I am on a SLURM cluster and want to run the following multiprocess. The tasks are totally parallelizable but it seems they're still occurring serially.
Code is:
#load data (this is a df of files that need to be processed)
left = loadData()
processes = []
#split the list of files in 22 groups based on column chrom
for i in range(1,23):
left_chrom = left[left['chrom'] == i]
#Pass each DF of files to multiprocessing (note this function calls a subprocess to process the file)

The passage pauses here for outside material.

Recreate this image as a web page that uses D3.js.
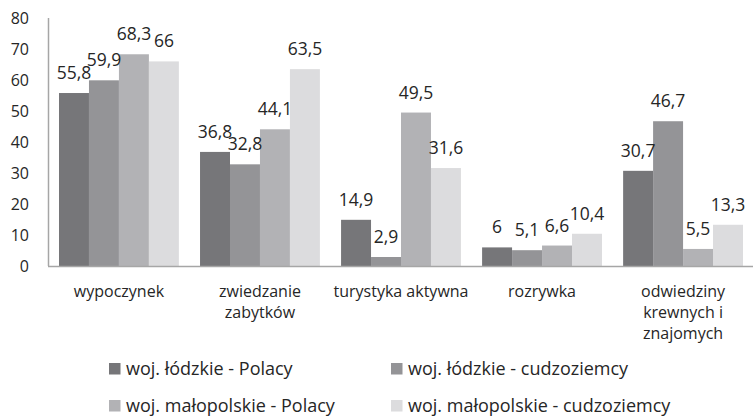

p_ins = multiprocessing.Process(target=ViewVCFConvert, args = (left_chrom,))
processes.append(p_ins)
p_ins.start()
for process in processes:
process.join()
My slurm settings are:
#!/bin/bash
#SBATCH --job-name=VCF
#SBATCH --partition=abc
#SBATCH --nodes=1
#SBATCH --cpus-per-task=22
#SBATCH --mem=1G
#SBATCH --time=10:00:00
However when I run this, the files are processed serially. I have checked this by adding a print function to show when a file is processed. I would expect the output of those print statements to be like:
file1, chrom=2
file4, chrom=5
file3, chrom=8
Instead the output I get is:
file1, chrom=4
file2, chrom=4
file3, chrom=4
This implies the files are being processed in order (although multiprocessing is doing something as it does not always start with chrom=1 as in a normal for loop).
for process in processes:out of the loop.